What sort of health measures are being taken to help older adults not be exposed to fraud? “Assessment tools must be created,” Stacey Wood and Peter Lichtenberg argue, “empirically tested, and widely used by both criminal justice and non-criminal justice professionals.”
Does that mean that social networks are then stepping up to deal with the issue while people think about what sort of tools they can develop? It depends where you look: if you look at the Instagram mentions of the current occupant of The White House, you might be concerned; there’s been some success going after disinformation that targets veterans, but the fact there was so much to go after is reason enough for concern; and there has been so much more that would otherwise occupy the rest of the space in this article.

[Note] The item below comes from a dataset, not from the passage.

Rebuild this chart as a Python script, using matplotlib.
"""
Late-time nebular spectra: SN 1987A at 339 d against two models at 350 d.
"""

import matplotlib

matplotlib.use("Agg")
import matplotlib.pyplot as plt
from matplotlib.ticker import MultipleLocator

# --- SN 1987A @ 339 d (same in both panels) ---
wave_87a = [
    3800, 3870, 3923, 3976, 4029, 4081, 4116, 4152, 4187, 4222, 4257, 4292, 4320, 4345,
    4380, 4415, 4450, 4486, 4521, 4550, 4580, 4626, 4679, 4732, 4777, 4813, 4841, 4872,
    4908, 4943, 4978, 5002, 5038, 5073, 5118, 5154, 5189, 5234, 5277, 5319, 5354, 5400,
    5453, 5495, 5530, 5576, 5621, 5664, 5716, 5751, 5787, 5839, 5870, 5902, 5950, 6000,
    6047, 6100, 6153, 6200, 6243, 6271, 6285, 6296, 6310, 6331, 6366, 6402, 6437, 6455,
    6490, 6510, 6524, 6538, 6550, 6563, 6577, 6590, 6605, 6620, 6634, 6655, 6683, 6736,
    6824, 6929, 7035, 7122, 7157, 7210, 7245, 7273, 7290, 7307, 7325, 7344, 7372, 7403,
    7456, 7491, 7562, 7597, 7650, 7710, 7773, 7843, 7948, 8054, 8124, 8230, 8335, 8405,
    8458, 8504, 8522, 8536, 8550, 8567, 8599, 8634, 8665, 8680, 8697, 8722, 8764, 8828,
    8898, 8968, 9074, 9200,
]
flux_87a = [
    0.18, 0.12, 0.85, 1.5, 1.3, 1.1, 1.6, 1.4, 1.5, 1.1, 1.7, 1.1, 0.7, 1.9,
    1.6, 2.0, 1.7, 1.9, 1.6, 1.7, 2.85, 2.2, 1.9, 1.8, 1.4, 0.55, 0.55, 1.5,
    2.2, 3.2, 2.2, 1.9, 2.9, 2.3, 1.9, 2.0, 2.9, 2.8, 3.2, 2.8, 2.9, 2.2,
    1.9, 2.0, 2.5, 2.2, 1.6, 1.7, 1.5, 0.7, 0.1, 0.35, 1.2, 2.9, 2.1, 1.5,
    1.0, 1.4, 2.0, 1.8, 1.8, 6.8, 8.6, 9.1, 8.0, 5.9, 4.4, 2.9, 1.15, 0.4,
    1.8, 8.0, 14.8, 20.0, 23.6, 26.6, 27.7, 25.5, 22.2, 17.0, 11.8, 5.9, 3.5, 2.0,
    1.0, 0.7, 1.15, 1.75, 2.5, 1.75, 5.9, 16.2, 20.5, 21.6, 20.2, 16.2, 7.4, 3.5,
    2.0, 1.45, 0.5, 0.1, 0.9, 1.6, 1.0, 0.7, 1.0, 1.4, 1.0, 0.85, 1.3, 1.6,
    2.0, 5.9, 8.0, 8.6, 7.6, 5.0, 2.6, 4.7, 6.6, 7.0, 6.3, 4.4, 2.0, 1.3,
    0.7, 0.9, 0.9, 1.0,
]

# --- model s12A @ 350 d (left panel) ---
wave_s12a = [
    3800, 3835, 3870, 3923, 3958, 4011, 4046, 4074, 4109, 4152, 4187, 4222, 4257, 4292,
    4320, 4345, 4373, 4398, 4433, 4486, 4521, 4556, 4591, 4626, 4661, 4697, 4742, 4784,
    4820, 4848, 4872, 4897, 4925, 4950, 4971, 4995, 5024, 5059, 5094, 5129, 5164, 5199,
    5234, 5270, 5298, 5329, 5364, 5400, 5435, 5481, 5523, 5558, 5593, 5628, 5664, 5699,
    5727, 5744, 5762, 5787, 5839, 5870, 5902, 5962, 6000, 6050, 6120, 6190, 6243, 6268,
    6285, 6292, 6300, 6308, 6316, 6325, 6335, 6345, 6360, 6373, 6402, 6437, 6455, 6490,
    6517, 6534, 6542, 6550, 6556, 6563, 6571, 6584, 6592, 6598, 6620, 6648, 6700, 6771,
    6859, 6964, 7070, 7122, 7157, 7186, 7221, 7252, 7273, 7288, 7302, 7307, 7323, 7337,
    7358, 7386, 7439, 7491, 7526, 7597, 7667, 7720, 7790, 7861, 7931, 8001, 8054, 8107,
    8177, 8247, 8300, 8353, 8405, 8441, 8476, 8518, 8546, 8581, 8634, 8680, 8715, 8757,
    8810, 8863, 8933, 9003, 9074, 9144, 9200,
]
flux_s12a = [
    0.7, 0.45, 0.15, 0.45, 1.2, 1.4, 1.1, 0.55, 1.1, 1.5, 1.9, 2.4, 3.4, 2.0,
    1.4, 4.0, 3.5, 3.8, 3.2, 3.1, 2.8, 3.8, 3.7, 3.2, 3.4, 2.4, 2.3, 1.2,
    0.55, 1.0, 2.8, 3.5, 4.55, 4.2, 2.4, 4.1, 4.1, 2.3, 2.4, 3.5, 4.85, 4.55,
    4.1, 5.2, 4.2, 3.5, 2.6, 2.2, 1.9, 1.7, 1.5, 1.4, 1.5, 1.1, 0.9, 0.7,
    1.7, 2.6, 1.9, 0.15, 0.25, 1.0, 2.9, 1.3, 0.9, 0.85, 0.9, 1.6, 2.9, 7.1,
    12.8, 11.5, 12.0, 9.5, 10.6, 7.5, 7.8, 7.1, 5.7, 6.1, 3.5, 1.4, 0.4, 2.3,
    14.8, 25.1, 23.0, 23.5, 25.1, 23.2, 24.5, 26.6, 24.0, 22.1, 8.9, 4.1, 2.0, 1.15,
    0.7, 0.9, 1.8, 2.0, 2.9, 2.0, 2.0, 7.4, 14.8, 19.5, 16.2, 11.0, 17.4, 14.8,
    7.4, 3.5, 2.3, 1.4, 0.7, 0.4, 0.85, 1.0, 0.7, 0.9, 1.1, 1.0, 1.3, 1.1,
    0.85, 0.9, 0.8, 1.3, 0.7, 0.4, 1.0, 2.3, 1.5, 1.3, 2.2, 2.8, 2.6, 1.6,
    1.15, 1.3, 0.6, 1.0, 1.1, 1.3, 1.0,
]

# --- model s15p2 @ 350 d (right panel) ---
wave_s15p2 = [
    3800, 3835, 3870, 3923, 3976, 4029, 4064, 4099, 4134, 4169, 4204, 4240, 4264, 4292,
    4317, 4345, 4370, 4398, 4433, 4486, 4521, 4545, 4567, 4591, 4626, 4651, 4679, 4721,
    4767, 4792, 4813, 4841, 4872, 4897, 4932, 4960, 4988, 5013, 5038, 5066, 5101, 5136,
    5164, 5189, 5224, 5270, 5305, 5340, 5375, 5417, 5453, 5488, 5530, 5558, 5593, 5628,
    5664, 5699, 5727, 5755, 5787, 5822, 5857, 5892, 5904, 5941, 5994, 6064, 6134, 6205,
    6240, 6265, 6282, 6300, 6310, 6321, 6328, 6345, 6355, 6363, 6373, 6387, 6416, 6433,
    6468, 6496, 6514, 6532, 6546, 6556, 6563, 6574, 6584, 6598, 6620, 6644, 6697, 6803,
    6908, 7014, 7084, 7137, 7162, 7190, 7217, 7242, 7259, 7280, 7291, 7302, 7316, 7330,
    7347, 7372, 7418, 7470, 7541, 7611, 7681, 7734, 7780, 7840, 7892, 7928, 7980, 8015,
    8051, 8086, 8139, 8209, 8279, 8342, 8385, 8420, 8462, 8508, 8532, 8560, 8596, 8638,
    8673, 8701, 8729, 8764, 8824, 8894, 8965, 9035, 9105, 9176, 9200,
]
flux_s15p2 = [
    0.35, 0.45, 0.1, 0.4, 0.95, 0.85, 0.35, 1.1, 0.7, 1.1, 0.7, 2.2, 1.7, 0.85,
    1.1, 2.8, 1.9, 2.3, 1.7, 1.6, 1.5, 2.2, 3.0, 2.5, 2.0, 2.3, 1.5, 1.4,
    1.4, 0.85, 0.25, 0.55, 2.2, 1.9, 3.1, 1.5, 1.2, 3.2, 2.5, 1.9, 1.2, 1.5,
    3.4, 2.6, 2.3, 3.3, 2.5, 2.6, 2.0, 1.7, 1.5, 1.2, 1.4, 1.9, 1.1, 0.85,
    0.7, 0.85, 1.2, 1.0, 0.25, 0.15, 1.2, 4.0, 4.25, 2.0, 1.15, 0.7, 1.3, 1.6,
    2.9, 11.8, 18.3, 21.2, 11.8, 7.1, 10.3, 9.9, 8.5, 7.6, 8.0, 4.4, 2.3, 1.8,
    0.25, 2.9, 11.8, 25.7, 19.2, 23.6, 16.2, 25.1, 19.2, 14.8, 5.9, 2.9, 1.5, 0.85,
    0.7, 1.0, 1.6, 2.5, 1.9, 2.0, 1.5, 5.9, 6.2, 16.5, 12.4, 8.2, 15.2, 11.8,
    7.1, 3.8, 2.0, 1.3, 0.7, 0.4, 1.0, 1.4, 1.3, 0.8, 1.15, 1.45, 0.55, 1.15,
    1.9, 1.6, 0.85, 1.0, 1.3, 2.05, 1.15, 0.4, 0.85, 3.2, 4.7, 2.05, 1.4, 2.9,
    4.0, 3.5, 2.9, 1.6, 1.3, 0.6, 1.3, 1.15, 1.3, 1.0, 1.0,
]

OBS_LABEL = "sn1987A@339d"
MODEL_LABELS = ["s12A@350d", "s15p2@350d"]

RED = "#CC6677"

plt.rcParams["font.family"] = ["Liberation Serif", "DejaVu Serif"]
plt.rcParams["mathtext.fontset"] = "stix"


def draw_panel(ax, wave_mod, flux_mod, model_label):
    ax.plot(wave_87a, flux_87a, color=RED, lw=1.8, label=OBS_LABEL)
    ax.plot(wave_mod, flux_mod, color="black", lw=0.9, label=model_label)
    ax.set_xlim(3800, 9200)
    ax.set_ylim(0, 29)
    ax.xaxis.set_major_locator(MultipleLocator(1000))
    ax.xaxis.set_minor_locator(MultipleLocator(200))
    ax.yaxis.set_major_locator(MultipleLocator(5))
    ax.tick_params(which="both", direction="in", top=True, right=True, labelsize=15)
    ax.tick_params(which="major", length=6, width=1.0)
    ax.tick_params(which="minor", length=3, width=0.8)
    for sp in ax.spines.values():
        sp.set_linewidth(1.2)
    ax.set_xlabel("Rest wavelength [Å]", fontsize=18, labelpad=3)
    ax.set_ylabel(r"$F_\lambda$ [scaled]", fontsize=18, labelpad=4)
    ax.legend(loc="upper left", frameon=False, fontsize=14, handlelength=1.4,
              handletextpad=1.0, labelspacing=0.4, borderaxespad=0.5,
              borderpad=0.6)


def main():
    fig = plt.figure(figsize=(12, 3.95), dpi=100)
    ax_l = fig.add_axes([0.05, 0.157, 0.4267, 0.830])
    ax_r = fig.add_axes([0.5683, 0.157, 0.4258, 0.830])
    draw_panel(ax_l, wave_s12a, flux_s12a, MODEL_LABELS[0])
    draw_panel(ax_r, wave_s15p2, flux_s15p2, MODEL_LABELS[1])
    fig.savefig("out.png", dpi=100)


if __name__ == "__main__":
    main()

Though discouraging, it’s worth noting what Kate Starbird noted about The Knight Foundation’s analysis of some of the 10 million tweets of misinformation sent during the last Presidential election: “Accounts that spread fake news are densely connected.”
In other words: though it feels like something that comes out of nowhere and might not be something you’d recognize right away — think about the ‘backlash’ to The Last Jedi — there is a specificity here. There is a known factor, which means that — in the future — someone won’t have to approach the internet with a perspective of ‘Buyer Beware.’